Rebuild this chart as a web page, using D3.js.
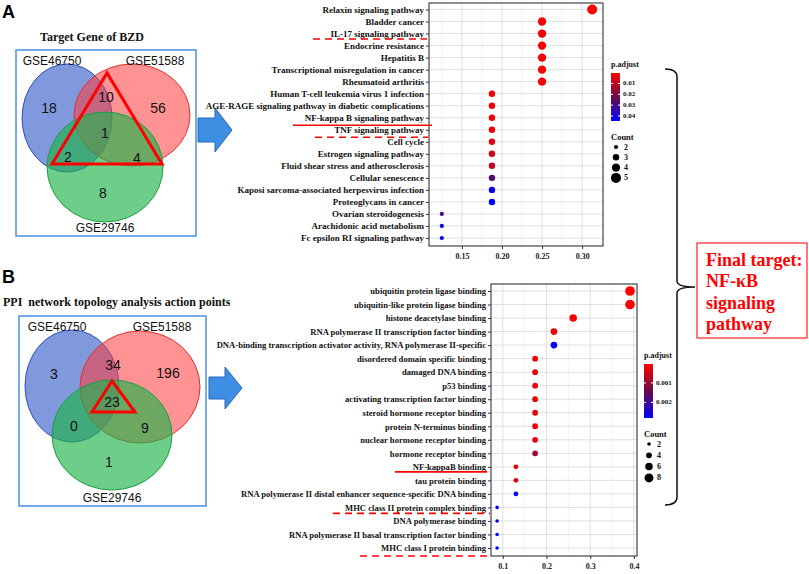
<!DOCTYPE html>
<html>
<head>
<meta charset="utf-8">
<script src="https://cdn.jsdelivr.net/npm/d3@7"></script>
<style>
  body { margin: 0; background: #fff; }
  svg { display: block; }
  .serif { font-family: "Liberation Serif", "Times New Roman", serif; font-weight: bold; white-space: pre; }
  .sans { font-family: "Liberation Sans", Arial, sans-serif; }
</style>
</head>
<body>
<script>
// ---- panel A : KEGG enrichment of BZD target genes ----
var pathA = ["Relaxin signaling pathway", "Bladder cancer", "IL-17 signaling pathway", "Endocrine resistance",
  "Hepatitis B", "Transcriptional misregulation in cancer", "Rheumatoid arthritis",
  "Human T-cell leukemia virus 1 infection", "AGE-RAGE signaling pathway in diabetic complications",
  "NF-kappa B signaling pathway", "TNF signaling pathway", "Cell cycle", "Estrogen signaling pathway",
  "Fluid shear stress and atherosclerosis", "Cellular senescence", "Kaposi sarcoma-associated herpesvirus infection",
  "Proteoglycans in cancer", "Ovarian steroidogenesis", "Arachidonic acid metabolism", "Fc epsilon RI signaling pathway"];
var ratioA = [0.3125, 0.25, 0.25, 0.25, 0.25, 0.25, 0.25, 0.1875, 0.1875, 0.1875, 0.1875, 0.1875, 0.1875,
  0.1875, 0.1875, 0.1875, 0.1875, 0.125, 0.125, 0.125];
var countA = [5, 4, 4, 4, 4, 4, 4, 3, 3, 3, 3, 3, 3, 3, 3, 3, 3, 2, 2, 2];
var padjA = [0.0003, 0.002, 0.002, 0.002, 0.002, 0.002, 0.002, 0.003, 0.003, 0.003, 0.004, 0.006, 0.009,
  0.010, 0.027, 0.042, 0.0447, 0.030, 0.043, 0.0447];
var xTicksA = [0.15, 0.20, 0.25, 0.30];
var padjTicksA = [0.01, 0.02, 0.03, 0.04];
var countTicksA = [2, 3, 4, 5];

// ---- panel B : GO molecular function of PPI action points ----
var termB = ["ubiquitin protein ligase binding", "ubiquitin-like protein ligase binding", "histone deacetylase binding",
  "RNA polymerase II transcription factor binding",
  "DNA-binding transcription activator activity, RNA polymerase II-specific",
  "disordered domain specific binding", "damaged DNA binding", "p53 binding", "activating transcription factor binding",
  "steroid hormone receptor binding", "protein N-terminus binding", "nuclear hormone receptor binding",
  "hormone receptor binding", "NF-kappaB binding", "tau protein binding",
  "RNA polymerase II distal enhancer sequence-specific DNA binding", "MHC class II protein complex binding",
  "DNA polymerase binding", "RNA polymerase II basal transcription factor binding", "MHC class I protein binding"];
var ratioB = [0.391, 0.391, 0.261, 0.217, 0.217, 0.174, 0.174, 0.174, 0.174, 0.174, 0.174, 0.174, 0.174,
  0.130, 0.130, 0.130, 0.087, 0.087, 0.087, 0.087];
var countB = [9, 9, 6, 5, 5, 4, 4, 4, 4, 4, 4, 4, 4, 3, 3, 3, 2, 2, 2, 2];
var padjB = [0.00003, 0.0001, 0.0001, 0.0002, 0.0027, 0.0002, 0.0002, 0.0002, 0.0002, 0.0002, 0.0002, 0.0002,
  0.0009, 0.0003, 0.0003, 0.0026, 0.0028, 0.0028, 0.0028, 0.0028];
var xTicksB = [0.1, 0.2, 0.3, 0.4];
var padjTicksB = [0.001, 0.002];
var countTicksB = [2, 4, 6, 8];

// ---- Venn counts ----
var vennNames = ["GSE46750", "GSE51588", "GSE29746"];
var vennA = [18, 10, 56, 1, 2, 4, 8];   // blue only, blue&red, red only, all, blue&green, red&green, green only
var vennB = [3, 34, 196, 23, 0, 9, 1];

var W = 809, H = 574;
var svg = d3.select("body").append("svg").attr("width", W).attr("height", H);
var defs = svg.append("defs");
var colStops = ["#ff0000", "#6a0c48", "#0000ff"];

// ---------- helpers ----------
function venn(g, box, ells, labelPos, numPos, tri, counts, title, titleX, titleY, titleAnchor) {
  g.append("rect").attr("x", box[0]).attr("y", box[1]).attr("width", box[2]).attr("height", box[3])
    .attr("fill", "none").attr("stroke", "#4a90e2").attr("stroke-width", 1.5);
  var fills = ["#2c54c4", "#ff3b3b", "#1fb34a"], strokes = ["#2f4fc0", "#e03030", "#18a040"], ops = [0.6, 0.55, 0.65];
  ells.forEach(function(e, i) {
    g.append("ellipse").attr("cx", e[0]).attr("cy", e[1]).attr("rx", e[2]).attr("ry", e[3])
      .attr("fill", fills[i]).attr("fill-opacity", ops[i]).attr("stroke", strokes[i]).attr("stroke-width", 1);
  });
  labelPos.forEach(function(p, i) {
    g.append("text").attr("class", "sans").attr("x", p[0]).attr("y", p[1]).attr("text-anchor", "middle")
      .attr("dominant-baseline", "central").attr("font-size", 12).attr("fill", "#111").text(vennNames[i]);
  });
  numPos.forEach(function(p, i) {
    g.append("text").attr("class", "sans").attr("x", p[0]).attr("y", p[1]).attr("text-anchor", "middle")
      .attr("dominant-baseline", "central").attr("font-size", 14).attr("fill", "#111").text(counts[i]);
  });
  g.append("path").attr("d", d3.line()(tri) + "Z").attr("fill", "none").attr("stroke", "#ff0000")
    .attr("stroke-width", 3).attr("stroke-linejoin", "miter");
  g.append("text").attr("class", "serif").attr("x", titleX).attr("y", titleY).attr("text-anchor", titleAnchor)
    .attr("dominant-baseline", "central").attr("font-size", 12).attr("fill", "#111").text(title);
}

function arrow(g, x0, x1, x2, yc, hr, hh) {
  var pts = [[x0, yc - hr], [x1, yc - hr], [x1, yc - hh], [x2, yc], [x1, yc + hh], [x1, yc + hr], [x0, yc + hr]];
  g.append("path").attr("d", d3.line()(pts) + "Z").attr("fill", "#3d8fe3").attr("stroke", "#2766b5").attr("stroke-width", 1);
}

function dotplot(cfg) {
  var g = svg.append("g");
  var x = d3.scaleLinear().domain(cfg.xdom).range([cfg.left, cfg.right]);
  var y = d3.scalePoint().domain(cfg.cats).range([cfg.y0, cfg.y1]);
  var r = d3.scaleSqrt().domain(cfg.cdom).range(cfg.rrange);
  var pmid = (cfg.pdom[0] + cfg.pdom[1]) / 2;
  var col = d3.scaleLinear().domain([cfg.pdom[0], pmid, cfg.pdom[1]]).range(colStops).interpolate(d3.interpolateRgb);

  g.append("rect").attr("x", cfg.left).attr("y", cfg.top).attr("width", cfg.right - cfg.left)
    .attr("height", cfg.bottom - cfg.top).attr("fill", "#fff");
  // minor + major grid
  cfg.minor.forEach(function(v) {
    g.append("line").attr("x1", x(v)).attr("x2", x(v)).attr("y1", cfg.top).attr("y2", cfg.bottom)
      .attr("stroke", "#ececec").attr("stroke-width", 0.6);
  });
  cfg.xticks.forEach(function(v) {
    g.append("line").attr("x1", x(v)).attr("x2", x(v)).attr("y1", cfg.top).attr("y2", cfg.bottom)
      .attr("stroke", "#dcdcdc").attr("stroke-width", 0.9);
  });
  cfg.cats.forEach(function(c) {
    g.append("line").attr("x1", cfg.left).attr("x2", cfg.right).attr("y1", y(c)).attr("y2", y(c))
      .attr("stroke", "#dcdcdc").attr("stroke-width", 0.9);
  });
  g.append("rect").attr("x", cfg.left).attr("y", cfg.top).attr("width", cfg.right - cfg.left)
    .attr("height", cfg.bottom - cfg.top).attr("fill", "none").attr("stroke", "#333").attr("stroke-width", 1.1);

  // axes
  var ax = g.append("g").attr("transform", "translate(0," + cfg.bottom + ")")
    .call(d3.axisBottom(x).tickValues(cfg.xticks).tickSize(3).tickFormat(d3.format(cfg.xfmt)));
  ax.select(".domain").remove();
  ax.selectAll("line").attr("stroke", "#333");
  ax.selectAll("text").attr("class", "serif").attr("font-size", 8).attr("fill", "#222").attr("dy", "0.9em");
  var ay = g.append("g").attr("transform", "translate(" + cfg.left + ",0)")
    .call(d3.axisLeft(y).tickSize(3).tickPadding(2));
  ay.select(".domain").remove();
  ay.selectAll("line").attr("stroke", "#333");
  ay.selectAll("text").attr("class", "serif").attr("font-size", cfg.fs).attr("fill", "#111");

  // dots
  g.selectAll("circle.dot").data(cfg.cats).enter().append("circle").attr("class", "dot")
    .attr("cx", function(d, i) { return x(cfg.ratio[i]); })
    .attr("cy", function(d) { return y(d); })
    .attr("r", function(d, i) { return r(cfg.count[i]); })
    .attr("fill", function(d, i) { return col(cfg.padj[i]); });

  // annotation underlines
  cfg.marks.forEach(function(m) {
    var yy = y(cfg.cats[m.i]) + m.dy;
    g.append("line").attr("x1", m.x1).attr("x2", m.x2).attr("y1", yy).attr("y2", yy)
      .attr("stroke", "#ff0000").attr("stroke-width", 1.6)
      .attr("stroke-dasharray", m.dash ? "7,5" : null);
  });

  // colour legend
  var L = cfg.leg;
  var gid = "grad" + cfg.id;
  var grad = defs.append("linearGradient").attr("id", gid)
    .attr("x1", 0).attr("x2", 0).attr("y1", 0).attr("y2", 1);
  colStops.forEach(function(c, i) {
    grad.append("stop").attr("offset", (i * 50) + "%").attr("stop-color", c);
  });
  g.append("text").attr("class", "serif").attr("x", L.x).attr("y", L.y0 - 6).attr("font-size", 8)
    .attr("fill", "#111").text("p.adjust");
  g.append("rect").attr("x", L.x).attr("y", L.y0).attr("width", 9).attr("height", L.y1 - L.y0)
    .attr("fill", "url(#" + gid + ")");
  var ly = d3.scaleLinear().domain(cfg.pdom).range([L.y0, L.y1]);
  cfg.pticks.forEach(function(v) {
    g.append("line").attr("x1", L.x).attr("x2", L.x + 2).attr("y1", ly(v)).attr("y2", ly(v)).attr("stroke", "#fff");
    g.append("line").attr("x1", L.x + 7).attr("x2", L.x + 9).attr("y1", ly(v)).attr("y2", ly(v)).attr("stroke", "#fff");
    g.append("text").attr("class", "serif").attr("x", L.x + 12).attr("y", ly(v)).attr("dominant-baseline", "central")
      .attr("font-size", 7).attr("fill", "#111").text(v);
  });
  // size legend
  g.append("text").attr("class", "serif").attr("x", L.x).attr("y", L.cy).attr("dominant-baseline", "central")
    .attr("font-size", 8.5).attr("fill", "#111").text("Count");
  cfg.cticks.forEach(function(v, i) {
    var yy = L.cy + 10 + i * L.cs;
    g.append("circle").attr("cx", L.x + 5).attr("cy", yy).attr("r", r(v)).attr("fill", "#000");
    g.append("text").attr("class", "serif").attr("x", L.x + 13).attr("y", yy).attr("dominant-baseline", "central")
      .attr("font-size", 8).attr("fill", "#111").text(v);
  });
}

// ---------- panel A ----------
svg.append("text").attr("class", "sans").attr("x", 2).attr("y", 18).attr("font-size", 18)
  .attr("font-weight", "bold").attr("fill", "#000").text("A");
venn(svg.append("g"), [16, 50, 180, 186],
  [[67, 118, 45, 54], [132, 115, 58, 51], [105, 167, 58, 55]],
  [[52, 61], [155, 61], [105, 228]],
  [[49, 108], [106, 97], [158, 108], [105, 133], [68, 157], [137, 158], [103, 193]],
  [[107, 73], [52, 164], [162, 164]], vennA, "Target Gene of BZD", 92, 37, "middle");
arrow(svg, 198, 215, 232, 130, 12, 22);

dotplot({
  id: "A", cats: pathA, ratio: ratioA, count: countA, padj: padjA,
  xdom: [0.109, 0.326], left: 429, right: 603, top: 3, bottom: 246, y0: 9.5, y1: 238,
  xticks: xTicksA, minor: [0.125, 0.175, 0.225, 0.275], xfmt: ".2f", fs: 9,
  cdom: [2, 5], rrange: [2.1, 5], pdom: [0.0003, 0.0447], pticks: padjTicksA, cticks: countTicksA,
  leg: { x: 611, y0: 73, y1: 121, cy: 137, cs: 10.3 },
  marks: [{ i: 2, dy: 5.5, x1: 313, x2: 427, dash: true }, { i: 9, dy: 7.5, x1: 293, x2: 432, dash: false },
    { i: 10, dy: 7.5, x1: 315, x2: 428, dash: true }]
});

// ---------- panel B ----------
svg.append("text").attr("class", "sans").attr("x", 2).attr("y", 283).attr("font-size", 18)
  .attr("font-weight", "bold").attr("fill", "#000").text("B");
venn(svg.append("g"), [19, 316, 187, 190],
  [[72, 386, 47, 56], [140, 387, 60, 56], [112, 435, 60, 55]],
  [[57, 327], [162, 327], [112, 498]],
  [[54, 374], [113, 365], [168, 373], [112, 402], [74, 426], [145, 428], [109, 462]],
  [[112, 381], [92, 412], [135, 412]], vennB, "PPI  network topology analysis action points", 3, 302, "start");
arrow(svg, 209, 225, 242, 388, 11, 21);

dotplot({
  id: "B", cats: termB, ratio: ratioB, count: countB, padj: padjB,
  xdom: [0.073, 0.407], left: 491, right: 637, top: 284, bottom: 556, y0: 291, y1: 548,
  xticks: xTicksB, minor: [0.15, 0.25, 0.35], xfmt: ".1f", fs: 8.6,
  cdom: [2, 9], rrange: [1.8, 4.8], pdom: [0.00003, 0.0028], pticks: padjTicksB, cticks: countTicksB,
  leg: { x: 644, y0: 364, y1: 418, cy: 434, cs: 11.3 },
  marks: [{ i: 13, dy: 5, x1: 395, x2: 487, dash: false }, { i: 16, dy: 6, x1: 333, x2: 490, dash: true },
    { i: 19, dy: 8, x1: 360, x2: 490, dash: true }]
});

// ---------- bracket + conclusion box ----------
var bx0 = 665, bx1 = 677, btip = 695, by0 = 69, by1 = 505, bym = 287;
svg.append("path")
  .attr("d", "M" + bx0 + "," + by0 + " Q" + bx1 + "," + by0 + " " + bx1 + "," + (by0 + 8) +
    " L" + bx1 + "," + (bym - 6) + " Q" + bx1 + "," + bym + " " + btip + "," + bym +
    " Q" + bx1 + "," + bym + " " + bx1 + "," + (bym + 6) +
    " L" + bx1 + "," + (by1 - 8) + " Q" + bx1 + "," + by1 + " " + bx0 + "," + by1)
  .attr("fill", "none").attr("stroke", "#111").attr("stroke-width", 1.5);

svg.append("rect").attr("x", 697).attr("y", 243).attr("width", 110).attr("height", 95)
  .attr("fill", "#fff").attr("stroke", "#ff2020").attr("stroke-width", 1.2);
["Final target:", "NF-\u03BAB", "signaling", "pathway"].forEach(function(t, i) {
  svg.append("text").attr("class", "serif").attr("x", 706).attr("y", 260 + i * 21.3)
    .attr("dominant-baseline", "central").attr("font-size", 18).attr("fill", "#ff0000").text(t);
});
</script>
</body>
</html>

========================================

Task instructions: Pictures stay out. Repeat only the lines from the beginning of the data through the line that has "var countTicksA = [2, 3, 4, 5];".

Expected answer:
Rebuild this chart as a web page, using D3.js.
<!DOCTYPE html>
<html>
<head>
<meta charset="utf-8">
<script src="https://cdn.jsdelivr.net/npm/d3@7"></script>
<style>
  body { margin: 0; background: #fff; }
  svg { display: block; }
  .serif { font-family: "Liberation Serif", "Times New Roman", serif; font-weight: bold; white-space: pre; }
  .sans { font-family: "Liberation Sans", Arial, sans-serif; }
</style>
</head>
<body>
<script>
// ---- panel A : KEGG enrichment of BZD target genes ----
var pathA = ["Relaxin signaling pathway", "Bladder cancer", "IL-17 signaling pathway", "Endocrine resistance",
  "Hepatitis B", "Transcriptional misregulation in cancer", "Rheumatoid arthritis",
  "Human T-cell leukemia virus 1 infection", "AGE-RAGE signaling pathway in diabetic complications",
  "NF-kappa B signaling pathway", "TNF signaling pathway", "Cell cycle", "Estrogen signaling pathway",
  "Fluid shear stress and atherosclerosis", "Cellular senescence", "Kaposi sarcoma-associated herpesvirus infection",
  "Proteoglycans in cancer", "Ovarian steroidogenesis", "Arachidonic acid metabolism", "Fc epsilon RI signaling pathway"];
var ratioA = [0.3125, 0.25, 0.25, 0.25, 0.25, 0.25, 0.25, 0.1875, 0.1875, 0.1875, 0.1875, 0.1875, 0.1875,
  0.1875, 0.1875, 0.1875, 0.1875, 0.125, 0.125, 0.125];
var countA = [5, 4, 4, 4, 4, 4, 4, 3, 3, 3, 3, 3, 3, 3, 3, 3, 3, 2, 2, 2];
var padjA = [0.0003, 0.002, 0.002, 0.002, 0.002, 0.002, 0.002, 0.003, 0.003, 0.003, 0.004, 0.006, 0.009,
  0.010, 0.027, 0.042, 0.0447, 0.030, 0.043, 0.0447];
var xTicksA = [0.15, 0.20, 0.25, 0.30];
var padjTicksA = [0.01, 0.02, 0.03, 0.04];
var countTicksA = [2, 3, 4, 5];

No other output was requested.